● **Required task**
Quote, verbatim, all material below, without pictures.
** Start Data extract **
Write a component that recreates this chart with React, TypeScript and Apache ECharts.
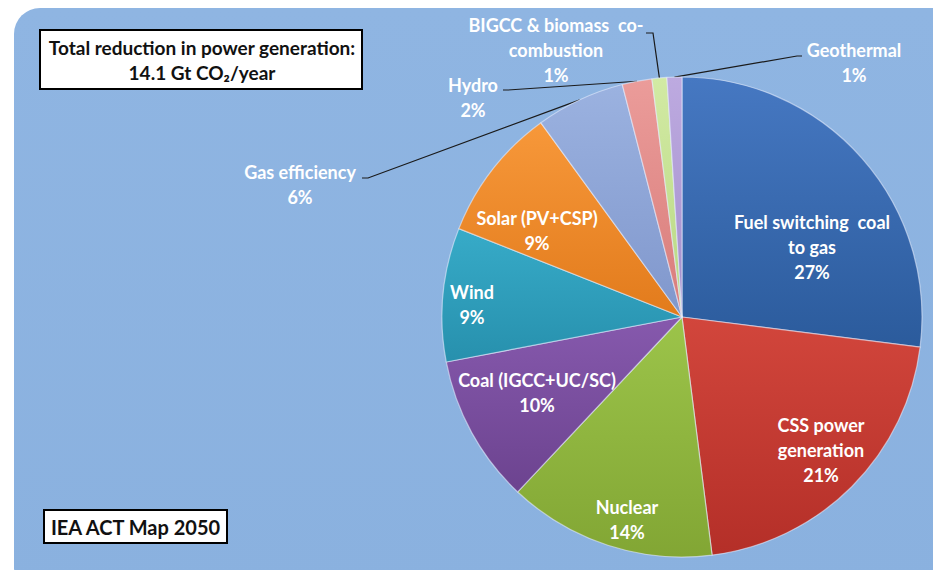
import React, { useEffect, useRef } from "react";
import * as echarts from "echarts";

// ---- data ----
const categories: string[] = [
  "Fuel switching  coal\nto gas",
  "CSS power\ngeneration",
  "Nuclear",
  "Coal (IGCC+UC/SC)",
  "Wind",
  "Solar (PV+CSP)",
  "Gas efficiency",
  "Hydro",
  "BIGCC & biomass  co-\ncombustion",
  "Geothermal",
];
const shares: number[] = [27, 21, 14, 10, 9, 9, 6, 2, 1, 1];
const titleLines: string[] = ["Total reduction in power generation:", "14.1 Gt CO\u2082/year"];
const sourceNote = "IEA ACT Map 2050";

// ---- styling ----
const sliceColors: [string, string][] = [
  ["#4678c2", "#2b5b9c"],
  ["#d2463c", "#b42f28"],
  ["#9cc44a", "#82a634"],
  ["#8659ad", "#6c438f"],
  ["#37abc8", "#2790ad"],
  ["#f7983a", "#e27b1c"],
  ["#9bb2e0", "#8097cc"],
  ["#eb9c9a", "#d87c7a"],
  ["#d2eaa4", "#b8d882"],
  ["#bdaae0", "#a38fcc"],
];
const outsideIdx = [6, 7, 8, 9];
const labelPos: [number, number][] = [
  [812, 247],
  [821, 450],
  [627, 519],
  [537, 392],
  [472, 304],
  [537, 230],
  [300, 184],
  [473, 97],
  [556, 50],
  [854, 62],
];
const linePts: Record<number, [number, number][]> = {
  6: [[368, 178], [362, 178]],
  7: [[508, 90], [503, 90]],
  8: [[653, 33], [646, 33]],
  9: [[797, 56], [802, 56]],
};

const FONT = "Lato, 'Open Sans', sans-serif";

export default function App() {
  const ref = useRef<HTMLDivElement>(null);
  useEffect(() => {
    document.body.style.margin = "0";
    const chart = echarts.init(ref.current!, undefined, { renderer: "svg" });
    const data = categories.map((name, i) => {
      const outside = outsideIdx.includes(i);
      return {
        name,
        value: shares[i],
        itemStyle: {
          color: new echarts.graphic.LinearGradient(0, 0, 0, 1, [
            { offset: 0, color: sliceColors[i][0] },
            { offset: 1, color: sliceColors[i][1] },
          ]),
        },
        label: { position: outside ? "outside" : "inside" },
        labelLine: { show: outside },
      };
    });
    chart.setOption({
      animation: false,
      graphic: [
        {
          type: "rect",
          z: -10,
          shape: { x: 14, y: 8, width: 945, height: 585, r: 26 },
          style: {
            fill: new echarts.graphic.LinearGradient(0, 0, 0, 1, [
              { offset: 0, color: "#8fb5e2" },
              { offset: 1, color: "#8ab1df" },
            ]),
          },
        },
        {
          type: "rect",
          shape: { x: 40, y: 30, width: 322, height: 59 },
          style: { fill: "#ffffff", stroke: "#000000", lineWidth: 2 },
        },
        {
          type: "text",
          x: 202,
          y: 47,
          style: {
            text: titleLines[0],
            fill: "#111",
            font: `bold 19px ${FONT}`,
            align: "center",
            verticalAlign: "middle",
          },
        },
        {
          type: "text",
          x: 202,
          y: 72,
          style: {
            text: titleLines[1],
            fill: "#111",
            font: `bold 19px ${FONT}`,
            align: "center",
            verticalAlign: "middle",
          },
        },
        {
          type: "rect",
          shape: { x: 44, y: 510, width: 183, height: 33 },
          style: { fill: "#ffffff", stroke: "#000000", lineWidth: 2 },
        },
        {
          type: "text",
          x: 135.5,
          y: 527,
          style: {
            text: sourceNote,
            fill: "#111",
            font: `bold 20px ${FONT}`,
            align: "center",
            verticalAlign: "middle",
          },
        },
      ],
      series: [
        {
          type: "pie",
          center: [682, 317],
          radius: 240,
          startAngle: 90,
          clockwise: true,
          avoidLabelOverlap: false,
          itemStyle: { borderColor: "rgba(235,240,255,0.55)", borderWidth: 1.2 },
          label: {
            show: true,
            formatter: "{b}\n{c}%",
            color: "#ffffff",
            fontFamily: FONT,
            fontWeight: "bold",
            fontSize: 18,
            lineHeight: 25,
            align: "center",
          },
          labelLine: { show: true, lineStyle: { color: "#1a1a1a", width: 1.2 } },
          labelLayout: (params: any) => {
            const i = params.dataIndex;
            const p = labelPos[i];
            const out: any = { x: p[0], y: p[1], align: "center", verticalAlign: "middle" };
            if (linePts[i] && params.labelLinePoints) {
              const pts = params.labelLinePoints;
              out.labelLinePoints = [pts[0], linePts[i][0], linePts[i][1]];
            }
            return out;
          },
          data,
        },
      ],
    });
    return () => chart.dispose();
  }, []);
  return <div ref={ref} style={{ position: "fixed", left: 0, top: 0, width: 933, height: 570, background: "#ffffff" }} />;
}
** End Data extract **
● **Problem solution**
Write a component that recreates this chart with React, TypeScript and Apache ECharts.
import React, { useEffect, useRef } from "react";
import * as echarts from "echarts";

// ---- data ----
const categories: string[] = [
  "Fuel switching  coal\nto gas",
  "CSS power\ngeneration",
  "Nuclear",
  "Coal (IGCC+UC/SC)",
  "Wind",
  "Solar (PV+CSP)",
  "Gas efficiency",
  "Hydro",
  "BIGCC & biomass  co-\ncombustion",
  "Geothermal",
];
const shares: number[] = [27, 21, 14, 10, 9, 9, 6, 2, 1, 1];
const titleLines: string[] = ["Total reduction in power generation:", "14.1 Gt CO\u2082/year"];
const sourceNote = "IEA ACT Map 2050";

// ---- styling ----
const sliceColors: [string, string][] = [
  ["#4678c2", "#2b5b9c"],
  ["#d2463c", "#b42f28"],
  ["#9cc44a", "#82a634"],
  ["#8659ad", "#6c438f"],
  ["#37abc8", "#2790ad"],
  ["#f7983a", "#e27b1c"],
  ["#9bb2e0", "#8097cc"],
  ["#eb9c9a", "#d87c7a"],
  ["#d2eaa4", "#b8d882"],
  ["#bdaae0", "#a38fcc"],
];
const outsideIdx = [6, 7, 8, 9];
const labelPos: [number, number][] = [
  [812, 247],
  [821, 450],
  [627, 519],
  [537, 392],
  [472, 304],
  [537, 230],
  [300, 184],
  [473, 97],
  [556, 50],
  [854, 62],
];
const linePts: Record<number, [number, number][]> = {
  6: [[368, 178], [362, 178]],
  7: [[508, 90], [503, 90]],
  8: [[653, 33], [646, 33]],
  9: [[797, 56], [802, 56]],
};

const FONT = "Lato, 'Open Sans', sans-serif";

export default function App() {
  const ref = useRef<HTMLDivElement>(null);
  useEffect(() => {
    document.body.style.margin = "0";
    const chart = echarts.init(ref.current!, undefined, { renderer: "svg" });
    const data = categories.map((name, i) => {
      const outside = outsideIdx.includes(i);
      return {
        name,
        value: shares[i],
        itemStyle: {
          color: new echarts.graphic.LinearGradient(0, 0, 0, 1, [
            { offset: 0, color: sliceColors[i][0] },
            { offset: 1, color: sliceColors[i][1] },
          ]),
        },
        label: { position: outside ? "outside" : "inside" },
        labelLine: { show: outside },
      };
    });
    chart.setOption({
      animation: false,
      graphic: [
        {
          type: "rect",
          z: -10,
          shape: { x: 14, y: 8, width: 945, height: 585, r: 26 },
          style: {
            fill: new echarts.graphic.LinearGradient(0, 0, 0, 1, [
              { offset: 0, color: "#8fb5e2" },
              { offset: 1, color: "#8ab1df" },
            ]),
          },
        },
        {
          type: "rect",
          shape: { x: 40, y: 30, width: 322, height: 59 },
          style: { fill: "#ffffff", stroke: "#000000", lineWidth: 2 },
        },
        {
          type: "text",
          x: 202,
          y: 47,
          style: {
            text: titleLines[0],
            fill: "#111",
            font: `bold 19px ${FONT}`,
            align: "center",
            verticalAlign: "middle",
          },
        },
        {
          type: "text",
          x: 202,
          y: 72,
          style: {
            text: titleLines[1],
            fill: "#111",
            font: `bold 19px ${FONT}`,
            align: "center",
            verticalAlign: "middle",
          },
        },
        {
          type: "rect",
          shape: { x: 44, y: 510, width: 183, height: 33 },
          style: { fill: "#ffffff", stroke: "#000000", lineWidth: 2 },
        },
        {
          type: "text",
          x: 135.5,
          y: 527,
          style: {
            text: sourceNote,
            fill: "#111",
            font: `bold 20px ${FONT}`,
            align: "center",
            verticalAlign: "middle",
          },
        },
      ],
      series: [
        {
          type: "pie",
          center: [682, 317],
          radius: 240,
          startAngle: 90,
          clockwise: true,
          avoidLabelOverlap: false,
          itemStyle: { borderColor: "rgba(235,240,255,0.55)", borderWidth: 1.2 },
          label: {
            show: true,
            formatter: "{b}\n{c}%",
            color: "#ffffff",
            fontFamily: FONT,
            fontWeight: "bold",
            fontSize: 18,
            lineHeight: 25,
            align: "center",
          },
          labelLine: { show: true, lineStyle: { color: "#1a1a1a", width: 1.2 } },
          labelLayout: (params: any) => {
            const i = params.dataIndex;
            const p = labelPos[i];
            const out: any = { x: p[0], y: p[1], align: "center", verticalAlign: "middle" };
            if (linePts[i] && params.labelLinePoints) {
              const pts = params.labelLinePoints;
              out.labelLinePoints = [pts[0], linePts[i][0], linePts[i][1]];
            }
            return out;
          },
          data,
        },
      ],
    });
    return () => chart.dispose();
  }, []);
  return <div ref={ref} style={{ position: "fixed", left: 0, top: 0, width: 933, height: 570, background: "#ffffff" }} />;
}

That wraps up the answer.